Right now, an unbiased evaluation of the technologies and markets involved might lead one to conclude that copper is dead. Wireless offers adequate bandwidth for most applications, plus it comes in two varieties—Wi-Fi and cellular—­that allow mobility with connections everywhere. Optical local-area networks (OLANs) have surfaced after a lengthy trial period, first with fiber-to-the-home (FTTH) and now with large enterprise networks where they have proven to be faster, cheaper and greener than copper.


But it is premature to count copper out. Many millions of devices have Wi-Fi antennas and Ethernet ports for Cat 5. (“Cat 5” has become the normal way most of us refer to “category-rated unshielded twisted-pair cable,” so I’ll use that to refer to the entire spectrum of similar cables: Cat 3/5/5e/6/6a/7 unless I’m referring to a particular grade of cable such as Cat 8.)


Most offices still have Cat 5 cable installed and will use it as long as they can, especially since it can be used to connect Wi-Fi access points and gigabit Ethernet will work over most of it. That puzzling project to create a Cat 8 standard is not aimed at being a widely used standard for LANs but, instead, is aimed at shorter links for data centers, where those behind it hope it will lead to a cheaper standard than fiber for 40-­gigabit Ethernet links.


However, copper’s days as the No. 1 choice of network connections are probably past. As laptops replaced desktop computers and are now, themselves, being replaced by tablets and smartphones, fewer devices have Cat 5 ports. Don’t kid yourself. That free Cat 5 Ethernet port on the PC was a major factor in the continuing use of Cat 5 UTP cable. When fiber tried to battle copper for the desktop connection, the major deterrent to fiber use was the need for a costly media converter for connecting to the network with a cheap Cat 5 patchcord. 

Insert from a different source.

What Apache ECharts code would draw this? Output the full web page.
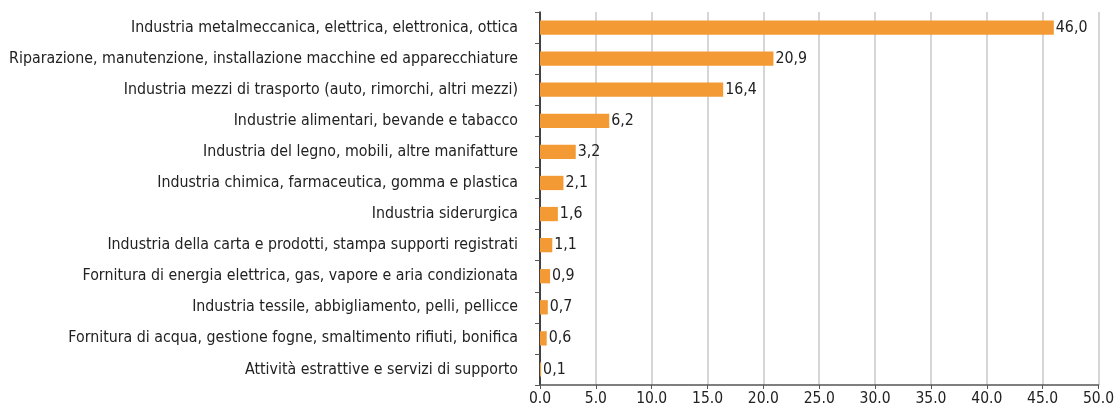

Wireless managed to sneak into the No. 1 connectivity spot while copper and fiber were battling it out simply because it provided a solution with adequate bandwidth, allowed mobility that neither of the competitors could offer, and, last but not least, was included as a free feature of all the personal devices that users wanted connected to the network.


Now fiber throws another heavy punch at copper. OLANs, derived from TIA-568 structured cabling standards for “centralized fiber” and international standards for FTTH, are gaining major market share in big enterprise networks. The major difference between OLANs and traditional fiber optic backbones in LANs is the fiber—single-mode rather than multimode—and that the OLAN solution is a unified solution of network and cabling. Rather than build networks that work over standardized cabling and install cabling that has specifications for use with many types of networks, these OLANs include a fiber optic cable plant and electronics optimized for each other. 


All of this is significant to the voice/data/video or low-voltage contractor. Ever since TIA 568 was written around it, UTP cable has been the focus of cabling. Network designers were introduced to a new cabling architecture based on AT&T’s telephone cabling architecture and ironclad rules on how to build rooms and cabling in a building (so-called “pathways and spaces”). 


Much of that is changing. Many people in the industry are beginning to realize that building communications networks based on century-old plain old telephone service may not be optimal for 10- or 100-gigabit-per-second networks designed to carry data and video—not only voice. In fact, voice has become an afterthought. 


Users clamoring for more bandwidth and lower costs, for both installation and operation, do not need convincing that fiber and wireless are the right choices. Why should they? Many already have FTTH at home—some even at gigabit speeds—and use wireless everywhere they go. Why can’t they have that at the office, too?